Klaus Tennstedt was stricken with a throat ailment yesterday, and a replacement for him had to be found within a few hours for last night's Philadelphia Orchestra concert at the Kennedy Center. Fortunately, the orchestra's associate conductor, William Smith, was able to step in and conduct on short notice without any program changes. It was a rare opportunity for Washingtonians to hear this musician, who has been the associate conductor in Philadelphia for 34 years but has only conducted here once before (in Mahler's Seventh Symphony), at least in the past quarter-century.

On the evidence of this program, Smith is highly capable, as one would expect of anyone who had held his position for so long. The program, including Barber's Adagio for Strings, Prokofiev's Third Piano Concerto and Shostakovich's Fifth Symphony, was well-conducted without making any allowances for the circumstances.

The Barber, composed by a Philadelphian and ideally suited to the orchestra's magnificent string section, might have gone almost as well without a conductor; the players became something like a giant string quartet for this music (which was originally written for quartet), and produced a rich, luminous tone, which is virtually all the music needs to enchant an audience. But Smith surely deserves some credit for the ideally chosen tempo and some of the subtler pianissimo effects.

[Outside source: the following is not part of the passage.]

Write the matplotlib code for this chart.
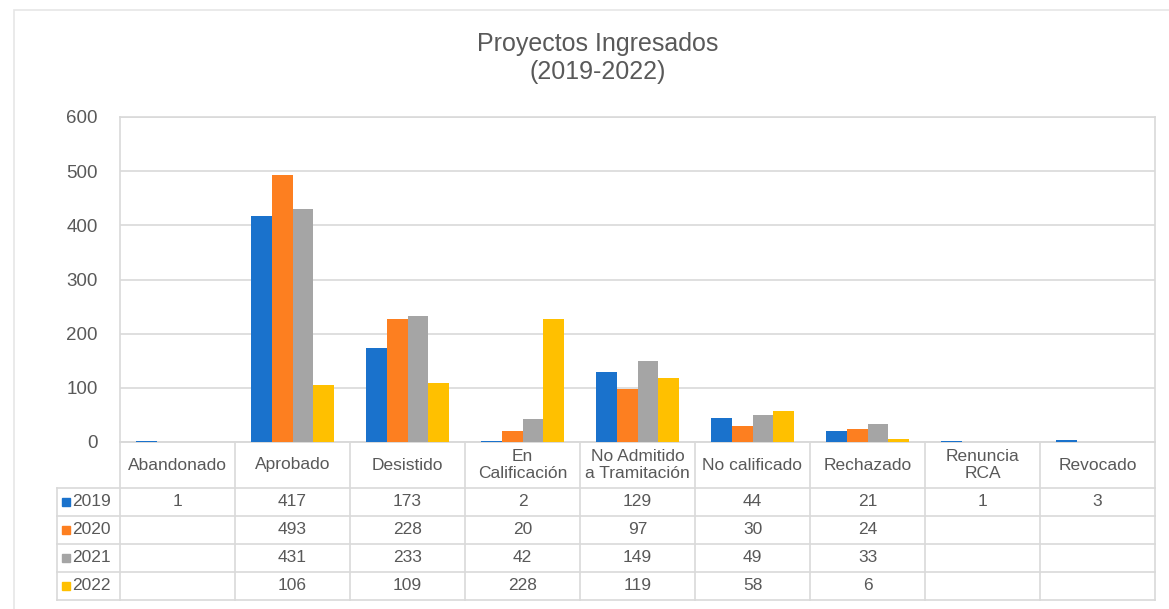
import numpy as np
import matplotlib.pyplot as plt
from matplotlib.patches import Rectangle

plt.rcParams['font.family'] = ['Liberation Sans', 'DejaVu Sans']

# Data
categories = ["Abandonado", "Aprobado", "Desistido", "En\nCalificación",
              "No Admitido\na Tramitación", "No calificado", "Rechazado",
              "Renuncia\nRCA", "Revocado"]
years = ["2019", "2020", "2021", "2022"]
v2019 = [1, 417, 173, 2, 129, 44, 21, 1, 3]
v2020 = [None, 493, 228, 20, 97, 30, 24, None, None]
v2021 = [None, 431, 233, 42, 149, 49, 33, None, None]
v2022 = [None, 106, 109, 228, 119, 58, 6, None, None]
series = [v2019, v2020, v2021, v2022]
colors = ["#1a72cc", "#fd7f20", "#a5a5a5", "#ffc000"]

TEXT = "#595959"
LINE = "#d9d9d9"

W, H = 1169, 609
fig = plt.figure(figsize=(W / 100, H / 100), dpi=100)
ax = fig.add_axes([120 / W, 1 - 442 / H, 1035 / W, 325 / H])

n = len(categories)
x = np.arange(n)
bw = 1 / 5.5
for k, (vals, c) in enumerate(zip(series, colors)):
    v = np.array([np.nan if a is None else a for a in vals], dtype=float)
    ax.bar(x + (k - 1.5) * bw, v, width=bw, color=c, zorder=3)

ax.set_xlim(-0.5, n - 0.5)
ax.set_ylim(0, 600)
ax.set_yticks(range(0, 601, 100))
ax.set_xticks([])
ax.tick_params(axis='y', length=0, pad=16, labelsize=13.5, labelcolor=TEXT)
ax.grid(axis='y', color=LINE, lw=1.2, zorder=0)
for s in ax.spines.values():
    s.set_color(LINE)
    s.set_linewidth(1.2)

# data table under the plot, in axes-fraction units
ph = 325.0
head_h = 46 / ph
row_h = 28 / ph
leg_left = (57 - 120) / 1035
tr = ax.transAxes
lk = dict(transform=tr, color=LINE, lw=1.2, clip_on=False)

y_head = -head_h
y_bottom = y_head - len(years) * row_h
# horizontal lines
ax.plot([0, 1], [0, 0], **lk)
for r in range(len(years) + 1):
    yy = y_head - r * row_h
    ax.plot([leg_left, 1], [yy, yy], **lk)
# vertical lines
for i in range(n + 1):
    ax.plot([i / n, i / n], [0, y_bottom], **lk)
ax.plot([leg_left, leg_left], [y_head, y_bottom], **lk)

# header text
for i, cat in enumerate(categories):
    ax.text((i + 0.5) / n, -head_h / 2, cat, transform=tr, ha='center',
            va='center', fontsize=12.5, color=TEXT, linespacing=1.15)

# rows
for r, (yr, vals, c) in enumerate(zip(years, series, colors)):
    yc = y_head - (r + 0.5) * row_h
    ax.plot([leg_left + 0.009], [yc], marker='s', ms=6, color=c,
            transform=tr, clip_on=False)
    ax.text(leg_left + 0.015, yc, yr, transform=tr, ha='left', va='center',
            fontsize=12.5, color=TEXT)
    for i, v in enumerate(vals):
        if v is not None:
            ax.text((i + 0.5) / n, yc, str(v), transform=tr, ha='center',
                    va='center', fontsize=12.5, color=TEXT)

fig.text(598 / W, 1 - 58 / H, "Proyectos Ingresados\n(2019-2022)",
         ha='center', va='center', fontsize=18, color=TEXT, linespacing=1.2)

# chart area border
fig.patches.append(Rectangle((14 / W, -0.1), 1.2, 1 - 10 / H + 0.1,
                             transform=fig.transFigure, fill=False,
                             edgecolor="#e6e6e6", lw=1.2))

fig.savefig("out.png", dpi=100)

The concerto, with a brilliant solo by Soviet emigre' pianist Alexander Toradze, was considerably more of a challenge for the conductor. The balance between soloist and orchestra could occasionally have been improved, but the problems were barely worth mentioning. The coordination of orchestra and soloist was first-class throughout, and the orchestra sounded splendid in Prokofiev's glittering, powerful orchestration.

Much of the sound in this concerto is sketched in bold primary colors, with brilliance in the brass to match the thunder coming from the keyboard. But there are also moments of fine subtlety, and unearthly calm is sometimes invoked to contrast with the energetic, driving rhythms that provide the music's strongest impact. In the contrast between savage modernism and lyric romanticism (particularly notable in the theme-and-variations slow movement), Smith was a master of both idioms and the orchestra, which always plays superbly, seemed to be making an extra effort for its long-standing associate.

For Washingtonians, there would have been a special interest in Tennstedt's Shostakovich Fifth, which has almost become a theme song for the National Symphony under Mstislav Rostropovich. We can only wonder how it would have been handled by Tennstedt, who is almost completely identified with music in the Central European tradition. Smith handled it capably, directing an orchestra that is still far superior to the National Symphony, but he generated only a fraction of the tension and excitement found in NSO performances of this work. The slow movement, for example, often sounded rather like the Barber Adagio -- exquisitely played but perhaps ignoring the music's subtext. The last movement was exciting, as it has to be when played well, and the others were superbly performed but lacked a sense of deep involvement.

Two conclusions may be reached from this performance:

The Philadelphia Orchestra will rarely sacrifice beauty of tone for intensity of expression -- and, of course, seldom has to.

Part of the excitement in the NSO's performances seems to come from the sense that the orchestra is being pushed up to and beyond its limits -- something that probably never happens in Philadelphia.